For years, drug lords have ruled Rio’s hillside favelas. Large swaths of the city were free from government control.   The police might stage a raid from time to time, but after a bit of bang bang, they would retreat back to their secure police stations, leaving the favelas to the gangs. It seemed the natural order of things, inevitable unchangeable. Perhaps the police could control the asphalt below, but the gangs would always rule the hillsides.

That seems to be changing. A year ago, the State Police of Rio de Janiero had a new idea. Instead of showy and ineffective raids, now they grab some land in the middle of a favela, use it to establish a police station and staff it with rookie police officers just out of the academy—officers new to the force and thus not implicated in its culture of corruption. Today, the police regularly patrol these favelas, both day and night.  Consequently, crime has gone down and house prices have gone up.

If this strategy sounds familiar it is because it is pretty much what General Petraeus did in Iraq in 2007. For the first few years after the invasion, the US army would stage raids, use its massive firepower to kill or capture “bad guys”, and then go home to sleep on their large and secure bases. Petraeus’s insight was that control of an area required “boots on the ground”, that a raid followed by withdrawal did nothing but confirm the insurgents’ day-to-day domination of the neighbourhood.



Establishing a presence, whether in the favelas or in Sadr City, is harder and more dangerous than just conducting showy raids but is also more effective. Today, Rio feels safer.  Affluent Cariocas (residents of the greater metropolitan area of Rio), who used to complain incessantly about crime, now tell me things are getting better. Perhaps the primary difference is political.  For the first time in a generation, the same party controls the Brazilian federal government and the Rio de Janeiro municipal and state governments.  Furthermore, with Rio hosting the World Cup in 2014 and the Olympics in 2016, it needs to show the world that it can control crime.

In the early 1980s, some friends of mine lived on Avenue C and 3rd Street in Manhattan’s East Village. Back then the police almost never patrolled the area. The only reason outsiders would visit was to buy drugs.  Today, you can buy $800 dollar lamps in boutiques that used to be shooting galleries.  The police came back, so did the neighborhood.

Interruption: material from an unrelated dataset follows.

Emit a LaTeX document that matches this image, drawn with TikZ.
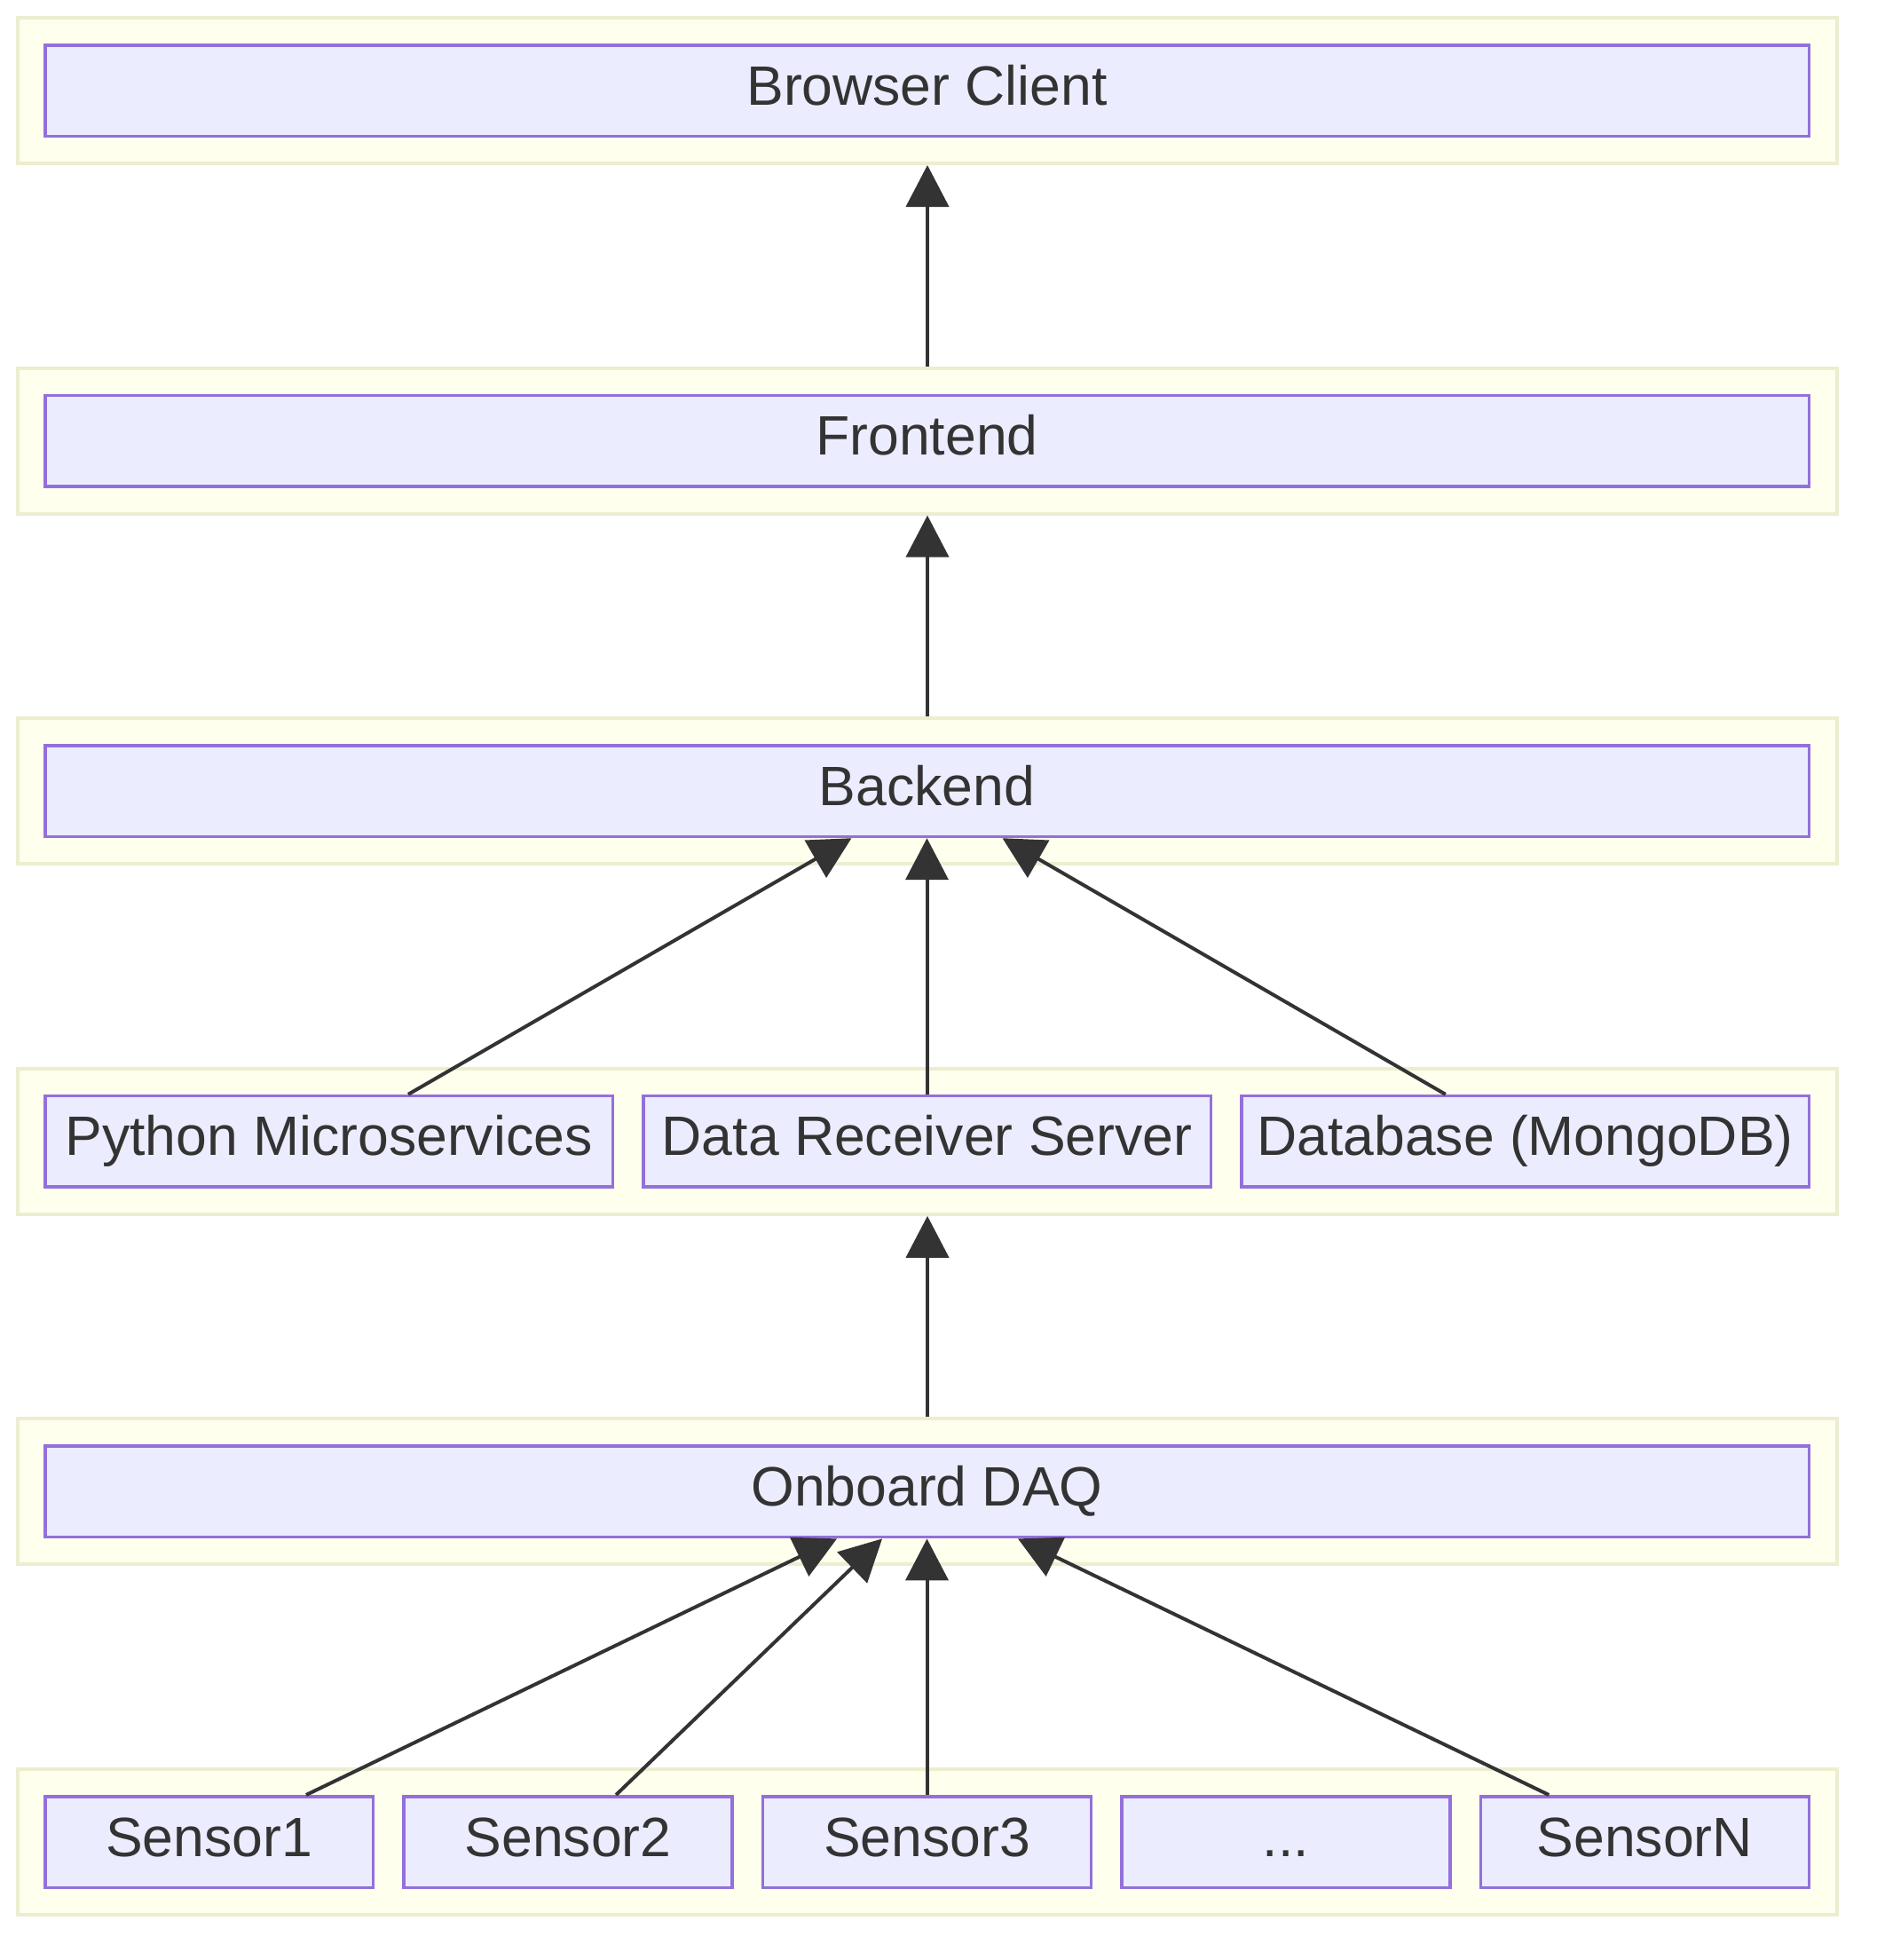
\documentclass[tikz,border=0pt]{standalone}
\usepackage{fontspec}
\setmainfont{Liberation Sans}
\usetikzlibrary{arrows.meta,positioning}
\definecolor{grpfill}{HTML}{FFFFEE}
\definecolor{grpline}{HTML}{EDEDD0}
\definecolor{boxfill}{HTML}{ECECFF}
\definecolor{boxline}{HTML}{9370DB}
\definecolor{ink}{HTML}{333333}
\begin{document}
\begin{tikzpicture}[x=0.5pt,y=-0.5pt,
  grp/.style={draw=grpline,fill=grpfill,line width=2pt,minimum width=1025pt,minimum height=82pt},
  box/.style={draw=boxline,fill=boxfill,line width=1.75pt,minimum height=51.25pt,text=ink,
    text height=22.5pt,text depth=6.5pt,font=\fontsize{31.25}{37}\selectfont},
  wide/.style={box,minimum width=993.75pt},
  third/.style={box,minimum width=319.75pt},
  fifth/.style={box,minimum width=184.95pt},
  link/.style={draw=ink,line width=2pt,-{Triangle[length=23.5pt,width=24pt]}}]
\tikzstyle{every node}+=[inner sep=0pt]
\useasboundingbox (0,0) rectangle (2124,2208);
\node[grp] (gBrowser) at (1045,102) {};
\node[wide] (browser) at (1044.5,102) {Browser Client};
\node[grp] (gFront) at (1045,496.6) {};
\node[wide] (front) at (1044.5,496.6) {Frontend};
\node[grp] (gBack) at (1045,891.2) {};
\node[wide] (back) at (1044.5,891.2) {Backend};
\node[grp] (gServ) at (1045,1285.8) {};
\node[third] (recv) at (1044.5,1285.8) {Data Receiver Server};
\node[third,left=15.5pt of recv] (py) {Python Microservices};
\node[third,right=15.5pt of recv] (db) {Database (MongoDB)};
\node[grp] (gDaq) at (1045,1680.4) {};
\node[wide] (daq) at (1044.5,1680.4) {Onboard DAQ};
\node[grp] (gSens) at (1045,2075) {};
\node[fifth] (s3) at (1044.5,2075) {Sensor3};
\node[fifth,left=15.5pt of s3] (s2) {Sensor2};
\node[fifth,left=15.5pt of s2] (s1) {Sensor1};
\node[fifth,right=15.5pt of s3] (s4) {...};
\node[fifth,right=15.5pt of s4] (sN) {SensorN};
\draw[link] (gFront.north) -- (gBrowser.south);
\draw[link] (gBack.north) -- (gFront.south);
\draw[link] ([xshift=44.75pt]py.north) -- ([xshift=-42.5pt]back.south);
\draw[link] (recv.north) -- (back.south);
\draw[link] ([xshift=-44.85pt]db.north) -- ([xshift=42.5pt]back.south);
\draw[link] (gDaq.north) -- (gServ.south);
\draw[link] ([xshift=54.65pt]s1.north) -- ([xshift=-50.75pt]daq.south);
\draw[link] ([xshift=27pt]s2.north) -- ([xshift=-25.25pt]daq.south);
\draw[link] (s3.north) -- (daq.south);
\draw[link] ([xshift=-54pt]sN.north) -- ([xshift=51.25pt]daq.south);
\end{tikzpicture}
\end{document}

The moral from Rio, Baghdad, and Manhattan’s Lower East Side is that the abandonment of government authority over an area is a political decision.  At the time, it may seem that re-establishing control is impossible. It is not. The State, Thomas Hobbes reminds us, always has the potential to be more powerful than any other actor. Rio favela’s that still don’t have a police presence, like Rocinha, are still ruled by the drug dealers.  The lesson of Dona Marta is that as long as the Rio government maintains its political will, it can control all its territory.  Drug lords, beware.